-- START DATA LINES --
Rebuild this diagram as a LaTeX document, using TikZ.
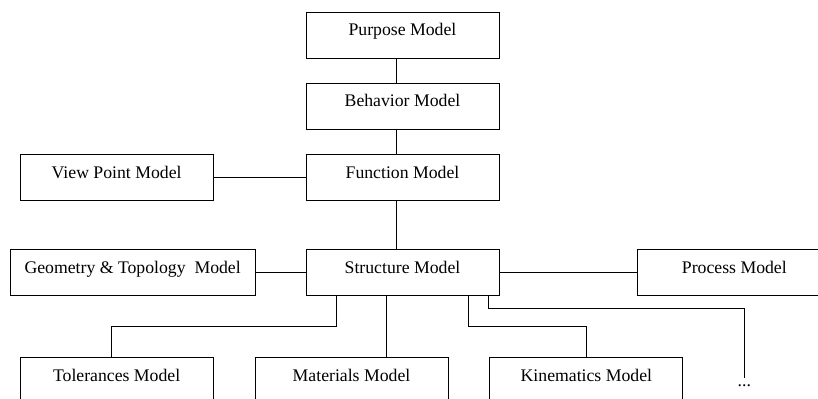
\documentclass[tikz,border=0pt]{standalone}
\usepackage{fontspec}
\setmainfont{Liberation Serif}
\usetikzlibrary{positioning}

\begin{document}
\begin{tikzpicture}[line width=0.6pt, font=\fontsize{12.6pt}{15pt}\selectfont]
	\tikzstyle{block} = [draw, rectangle, inner sep=0pt, minimum height=1.15cm, minimum width=4.825cm, text height=0.3cm, text depth=0.27cm]
	
	\useasboundingbox (0,0) rectangle (20.45,-9.95);
	
	\node [block] (structure) at (10.0625,-6.8125) {Structure Model};
	\node [block, above = 1.2cm of structure] (function) {Function Model};
	\node [block, above = 0.62cm of function] (behavior) {Behavior Model};
	\node [block, above = 0.6cm of behavior] (purpose) {Purpose Model};
	
	\node [block, left = 2.3cm of function] (viewpoint) {View Point Model};
	
	\node [block, minimum width=6.125cm, left = 1.25cm of structure] (geometry) {Geometry \& Topology\ \ Model};
	\node [block, right = 3.45cm of structure] (process) {Process Model};
	
	\node [block, below = 1.53cm of structure, xshift=-1.275cm] (materials) {Materials Model};
	\node [block, left = 1.025cm of materials] (tolerances) {Tolerances Model};
	\node [block, right = 1.025cm of materials] (kinematics) {Kinematics Model};
	
	\node [inner sep=0.15cm, right = 1.2cm of kinematics, yshift=-0.12cm] (more) {...};
	
	\draw [-] ([xshift=-0.14cm]purpose.south) -- ([xshift=-0.14cm]behavior.north);
	\draw [-] ([xshift=-0.14cm]behavior.south) -- ([xshift=-0.14cm]function.north);
	\draw [-] ([xshift=-0.14cm]function.south) -- ([xshift=-0.14cm]structure.north);
	\draw [-] (viewpoint) -- (function);
	\draw [-] (geometry) -- (structure);
	\draw [-] (structure) -- (process);
	
	\draw [-] ([xshift=-1.65cm]structure.south) -- ++(0,-0.76) -| ([xshift=-0.13cm]tolerances.north);
	\draw [-] ([xshift=-0.4cm]structure.south) -- ([xshift=-0.4cm]structure.south |- materials.north);
	\draw [-] ([xshift=1.65cm]structure.south) -- ++(0,-0.76) -| (kinematics.north);
	\draw [-] ([xshift=2.14cm]structure.south) -- ++(0,-0.3) -| (more.north);
\end{tikzpicture}
\end{document}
-- END DATA LINES --
*YOUR GOAL*. Pictures are excluded; extract exactly the lines from the start of the data through the line that holds "left = 2.3cm", both ends included.

*EXERCISE RESPONSE*.
Rebuild this diagram as a LaTeX document, using TikZ.
\documentclass[tikz,border=0pt]{standalone}
\usepackage{fontspec}
\setmainfont{Liberation Serif}
\usetikzlibrary{positioning}

\begin{document}
\begin{tikzpicture}[line width=0.6pt, font=\fontsize{12.6pt}{15pt}\selectfont]
	\tikzstyle{block} = [draw, rectangle, inner sep=0pt, minimum height=1.15cm, minimum width=4.825cm, text height=0.3cm, text depth=0.27cm]
	
	\useasboundingbox (0,0) rectangle (20.45,-9.95);
	
	\node [block] (structure) at (10.0625,-6.8125) {Structure Model};
	\node [block, above = 1.2cm of structure] (function) {Function Model};
	\node [block, above = 0.62cm of function] (behavior) {Behavior Model};
	\node [block, above = 0.6cm of behavior] (purpose) {Purpose Model};
	
	\node [block, left = 2.3cm of function] (viewpoint) {View Point Model};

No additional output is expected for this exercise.